• [Required task] Begin at the first line of the data and copy each line through the one containing "(d10) at (1889,391)", that line included, with no pictures.

• [Material provided]
────
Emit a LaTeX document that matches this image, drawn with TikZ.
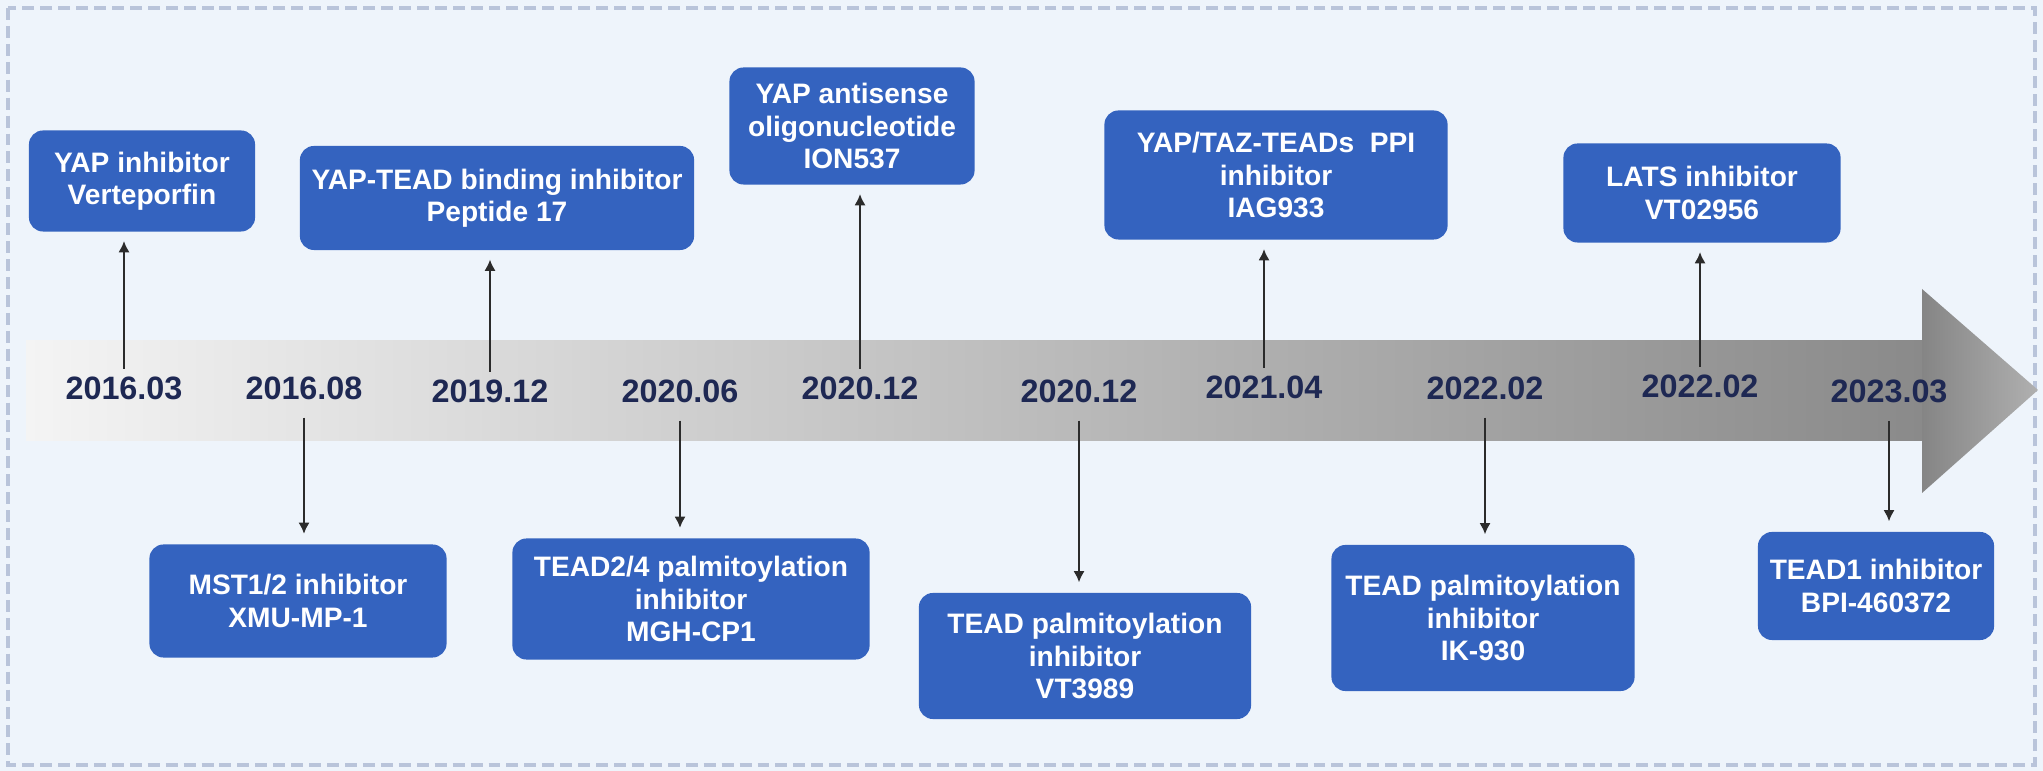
\documentclass[tikz,border=0pt]{standalone}
\usepackage{fontspec}
\setmainfont{Liberation Sans}
\usetikzlibrary{arrows.meta,positioning}
\definecolor{bgblue}{HTML}{EEF4FB}
\definecolor{frameblue}{HTML}{B9C4DA}
\definecolor{boxblue}{HTML}{3463BF}
\definecolor{datenavy}{HTML}{1E2853}
\definecolor{stem}{HTML}{2B2B2B}
\definecolor{bandL}{HTML}{F4F4F4}
\definecolor{bandR}{HTML}{8A8A8A}
\definecolor{headL}{HTML}{858585}
\definecolor{headR}{HTML}{B0B0B0}
\tikzset{
  evt/.style={rectangle,rounded corners=4pt,fill=boxblue,text=white,align=center,
              font=\fontsize{8}{9.2}\selectfont\bfseries,inner sep=2pt},
  yr/.style={font=\fontsize{9.2}{11}\selectfont\bfseries,text=datenavy,inner sep=2pt},
  up/.style={-{Latex[length=3.2pt,width=3.2pt]},line width=0.7pt,draw=stem,shorten >=2.5pt},
  dn/.style={-{Latex[length=3.2pt,width=3.2pt]},line width=0.7pt,draw=stem,shorten <=3pt,shorten >=2.8pt},
  frm/.style={draw=frameblue,line width=0.9pt,dash pattern=on 3.4pt off 1.7pt},
}

\begin{document}
\begin{tikzpicture}[x=0.01cm,y=-0.01cm]
\useasboundingbox (0,0) rectangle (2043,771);
\fill[bgblue] (0,0) rectangle (2043,771);
\draw[frm] (8,8) rectangle (2035,765);
\shade[left color=bandL,right color=bandR] (26,341) rectangle (1922,441);
\shade[left color=headL,right color=headR] (1922,289) -- (2038,390) -- (1922,493) -- cycle;

\node[yr] (d1) at (124,388) {2016.03};
\node[yr] (d2) at (304,388) {2016.08};
\node[yr] (d3) at (490,391) {2019.12};
\node[yr] (d4) at (680,391) {2020.06};
\node[yr] (d5) at (860,388) {2020.12};
\node[yr] (d6) at (1079,391) {2020.12};
\node[yr] (d7) at (1264,387) {2021.04};
\node[yr] (d8) at (1485,388) {2022.02};
\node[yr] (d9) at (1700,386) {2022.02};
\node[yr] (d10) at (1889,391) {2023.03};

\node[evt,minimum width=2.26cm,minimum height=1.01cm] (vert) at (142,181) {YAP inhibitor\\Verteporfin};
\node[evt,minimum width=3.94cm,minimum height=1.04cm] (pep) at (497,198) {YAP-TEAD binding inhibitor\\Peptide 17};
\node[evt,minimum width=2.45cm,minimum height=1.17cm] (ion) at (852,126) {YAP antisense\\oligonucleotide\\ION537};
\node[evt,minimum width=3.43cm,minimum height=1.29cm] (iag) at (1276,175) {YAP/TAZ-TEADs\ \ PPI\\inhibitor\\IAG933};
\node[evt,minimum width=2.77cm,minimum height=0.99cm] (vtb) at (1702,193) {LATS inhibitor\\VT02956};
\node[evt,minimum width=2.97cm,minimum height=1.13cm] (xmu) at (298,601) {MST1/2 inhibitor\\XMU-MP-1};
\node[evt,minimum width=3.57cm,minimum height=1.21cm] (mgh) at (691,599) {TEAD2/4 palmitoylation\\inhibitor\\MGH-CP1};
\node[evt,minimum width=3.32cm,minimum height=1.26cm] (vtc) at (1085,656) {TEAD palmitoylation\\inhibitor\\VT3989};
\node[evt,minimum width=3.03cm,minimum height=1.46cm] (ik) at (1483,618) {TEAD palmitoylation\\inhibitor\\IK-930};
\node[evt,minimum width=2.36cm,minimum height=1.08cm] (bpi) at (1876,586) {TEAD1 inhibitor\\BPI-460372};

\draw[up](d1)--(d1|-vert.south);\draw[up](d3)--(d3|-pep.south);\draw[up](d5)--(d5|-ion.south);
\draw[up](d7)--(d7|-iag.south);\draw[up](d9)--(d9|-vtb.south);
\draw[dn](d2)--(d2|-xmu.north);\draw[dn](d4)--(d4|-mgh.north);\draw[dn](d6)--(d6|-vtc.north);
\draw[dn](d8)--(d8|-ik.north);\draw[dn](d10)--(d10|-bpi.north);
\end{tikzpicture}
\end{document}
────
• [Task solution]
Emit a LaTeX document that matches this image, drawn with TikZ.
\documentclass[tikz,border=0pt]{standalone}
\usepackage{fontspec}
\setmainfont{Liberation Sans}
\usetikzlibrary{arrows.meta,positioning}
\definecolor{bgblue}{HTML}{EEF4FB}
\definecolor{frameblue}{HTML}{B9C4DA}
\definecolor{boxblue}{HTML}{3463BF}
\definecolor{datenavy}{HTML}{1E2853}
\definecolor{stem}{HTML}{2B2B2B}
\definecolor{bandL}{HTML}{F4F4F4}
\definecolor{bandR}{HTML}{8A8A8A}
\definecolor{headL}{HTML}{858585}
\definecolor{headR}{HTML}{B0B0B0}
\tikzset{
  evt/.style={rectangle,rounded corners=4pt,fill=boxblue,text=white,align=center,
              font=\fontsize{8}{9.2}\selectfont\bfseries,inner sep=2pt},
  yr/.style={font=\fontsize{9.2}{11}\selectfont\bfseries,text=datenavy,inner sep=2pt},
  up/.style={-{Latex[length=3.2pt,width=3.2pt]},line width=0.7pt,draw=stem,shorten >=2.5pt},
  dn/.style={-{Latex[length=3.2pt,width=3.2pt]},line width=0.7pt,draw=stem,shorten <=3pt,shorten >=2.8pt},
  frm/.style={draw=frameblue,line width=0.9pt,dash pattern=on 3.4pt off 1.7pt},
}

\begin{document}
\begin{tikzpicture}[x=0.01cm,y=-0.01cm]
\useasboundingbox (0,0) rectangle (2043,771);
\fill[bgblue] (0,0) rectangle (2043,771);
\draw[frm] (8,8) rectangle (2035,765);
\shade[left color=bandL,right color=bandR] (26,341) rectangle (1922,441);
\shade[left color=headL,right color=headR] (1922,289) -- (2038,390) -- (1922,493) -- cycle;

\node[yr] (d1) at (124,388) {2016.03};
\node[yr] (d2) at (304,388) {2016.08};
\node[yr] (d3) at (490,391) {2019.12};
\node[yr] (d4) at (680,391) {2020.06};
\node[yr] (d5) at (860,388) {2020.12};
\node[yr] (d6) at (1079,391) {2020.12};
\node[yr] (d7) at (1264,387) {2021.04};
\node[yr] (d8) at (1485,388) {2022.02};
\node[yr] (d9) at (1700,386) {2022.02};
\node[yr] (d10) at (1889,391) {2023.03};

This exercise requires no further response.